What is the Waterfall process based on? What is the Waterfall process strongest characteristic?

The waterfall process is based on the prescriptive model Its strongest characteristic is that each phase is executed only once.

What are the Project Management Tradeoffs

There is a tradeoff between these three qualities. If they want to increase scope (features), they will have to increase budget or decrease quality. If they want to decrease costs, they must reduce scope or decrease quality. If they want quality systems, they must decrease scope or increase cost (schedule).

What is the Unified Process

Unified Process (UP) is an iterative (incremental) process whose execution involves iterations of N weeks.

What is unit testing?

Unit testing is way to test individual unit for their functionality instead of testing whole application

What is a Problem Domain?

it is the knowledge needed by the dev team to build a system that is useful to the client and users. Before the dev team can successfully build a system, they must become mini-experts in the concepts, roles, terminology, business rules, operations and other aspects of the system's problem domain

Provide three reasons from the book (Section 10.1) why determining what the customer needs from the system can be difficult.
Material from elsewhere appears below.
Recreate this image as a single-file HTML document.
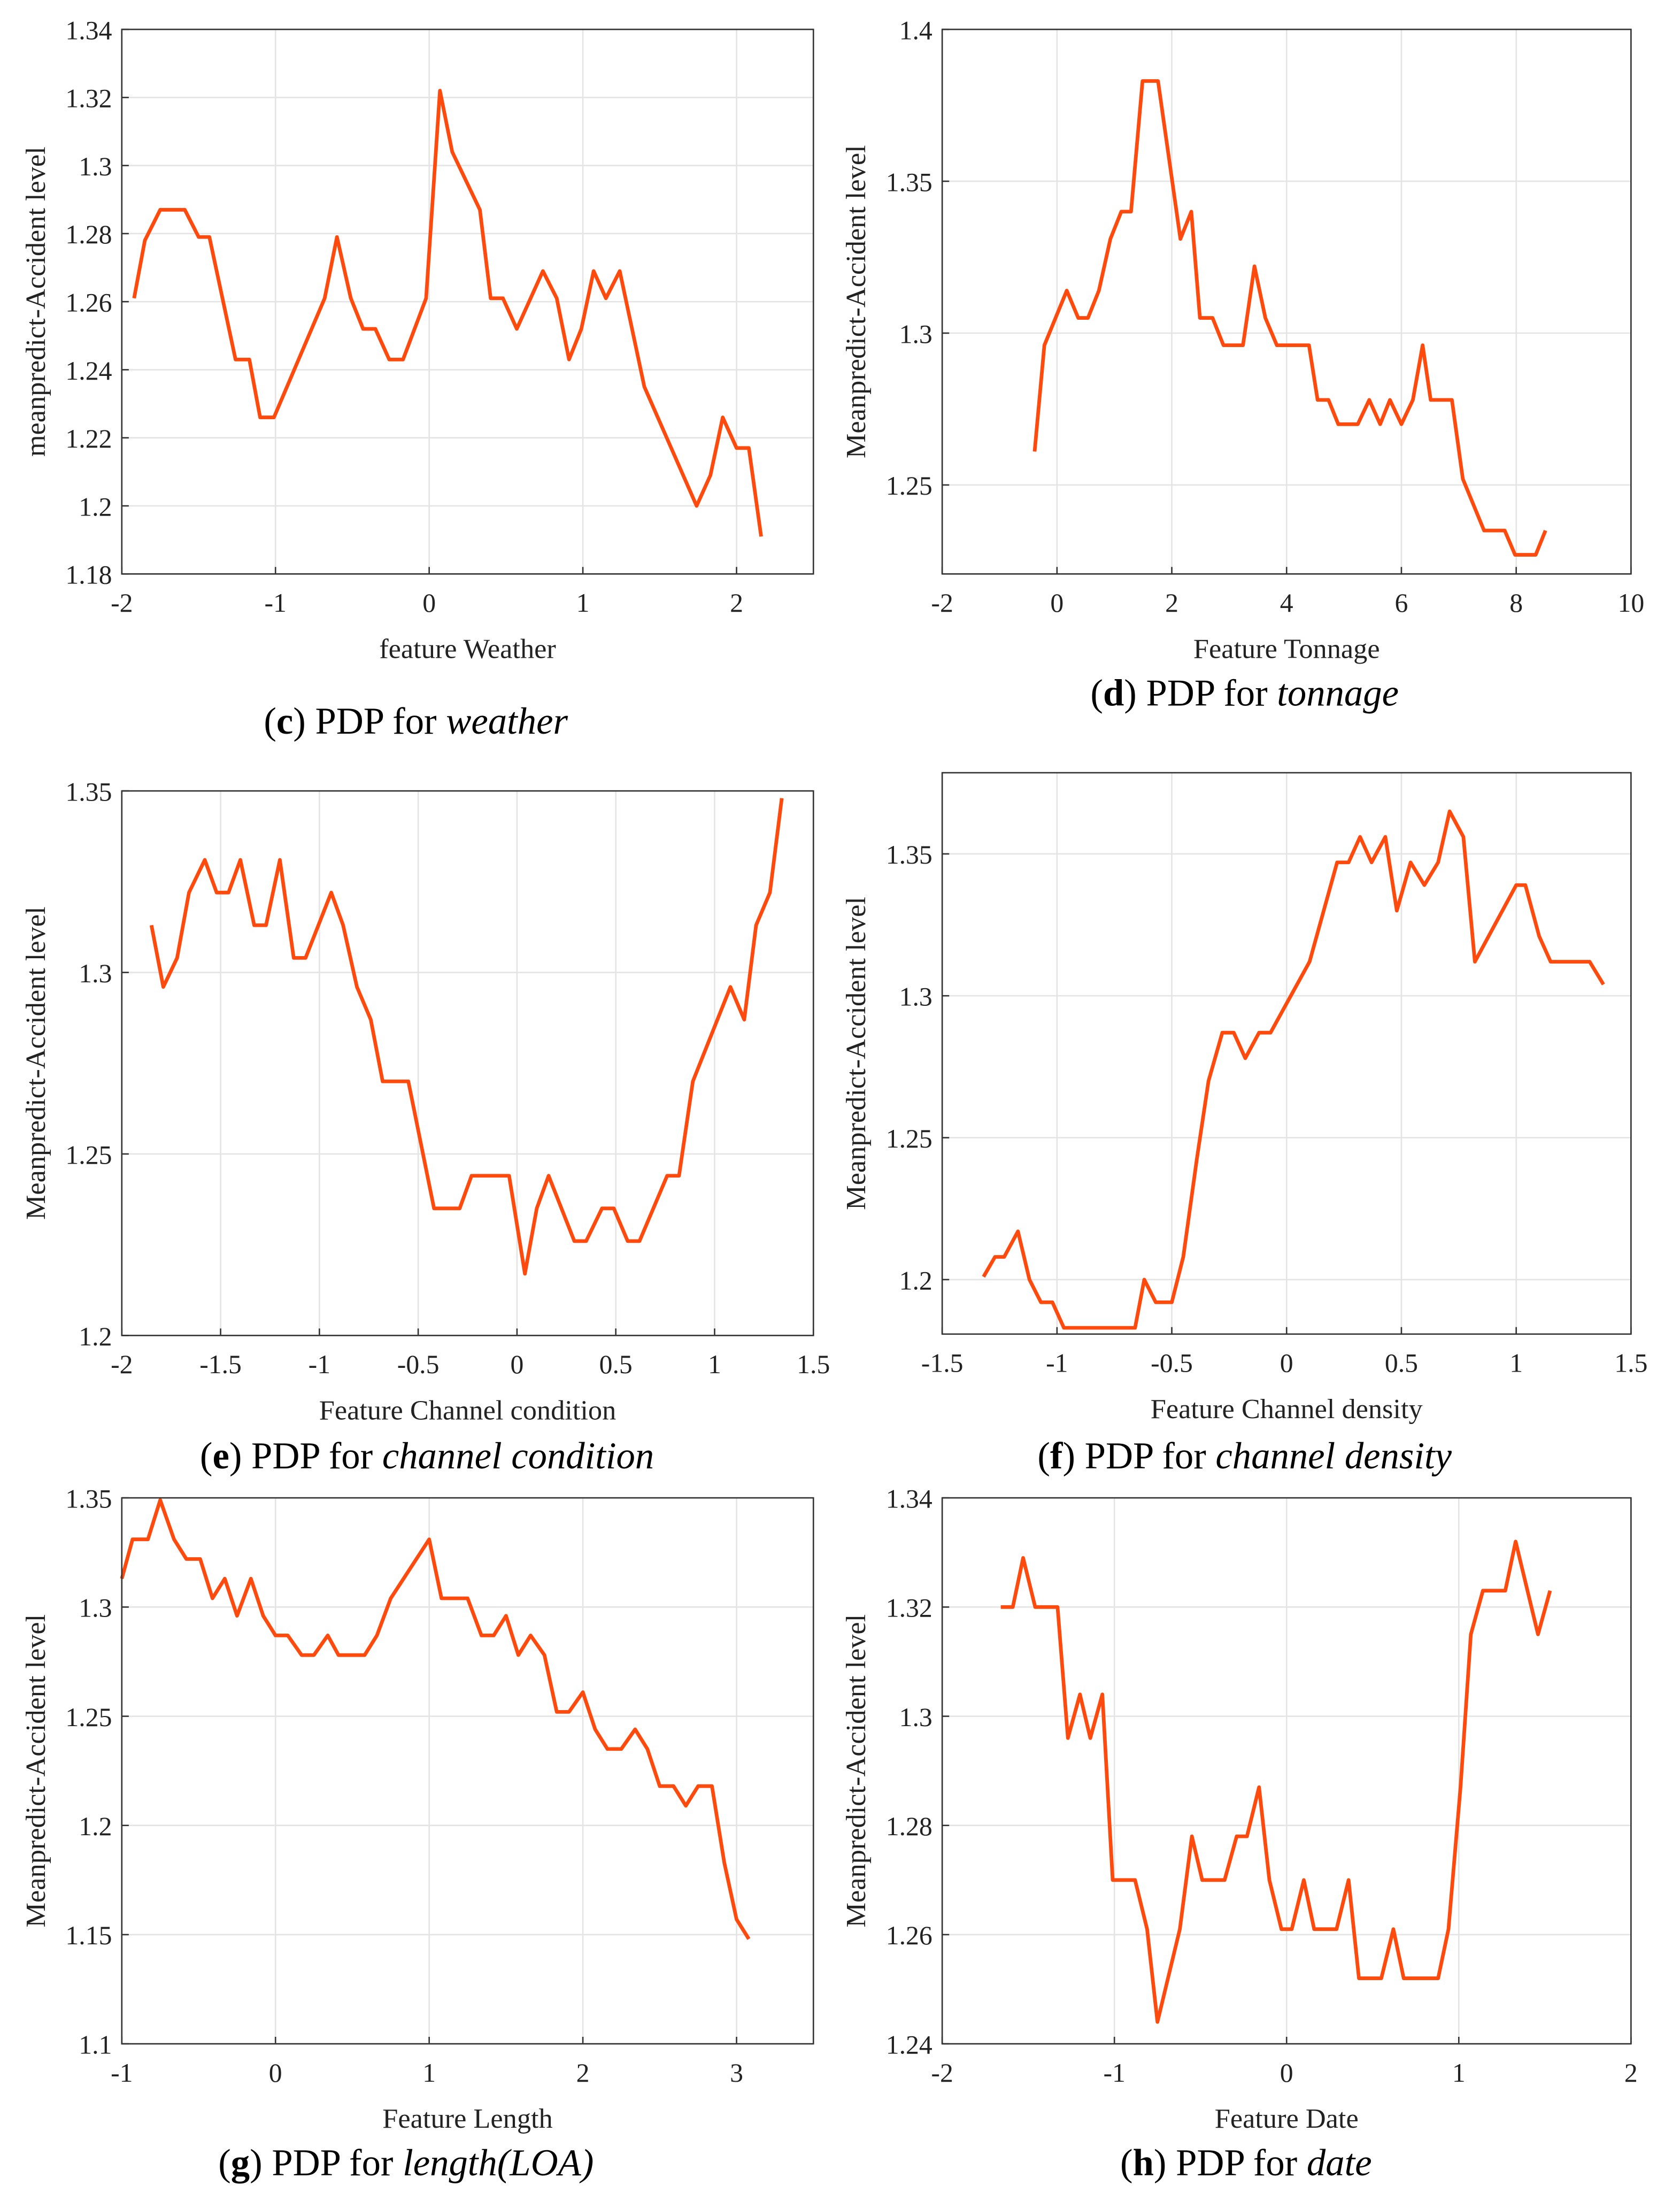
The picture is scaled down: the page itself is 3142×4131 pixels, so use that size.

· The client many not have a clear & concise understanding of what is needed from the system. · Describing in detail all of the 'things' the system needs to provide is difficult i.e. all of the behaviors and non-functional aspects of the system. · The client many have difficulty describing what they want i.e. they do not appreciate what technology can offer them in the way of a solution. · The client may be unaware of the true nature of their problem i.e. working under a set of incorrect assumptions.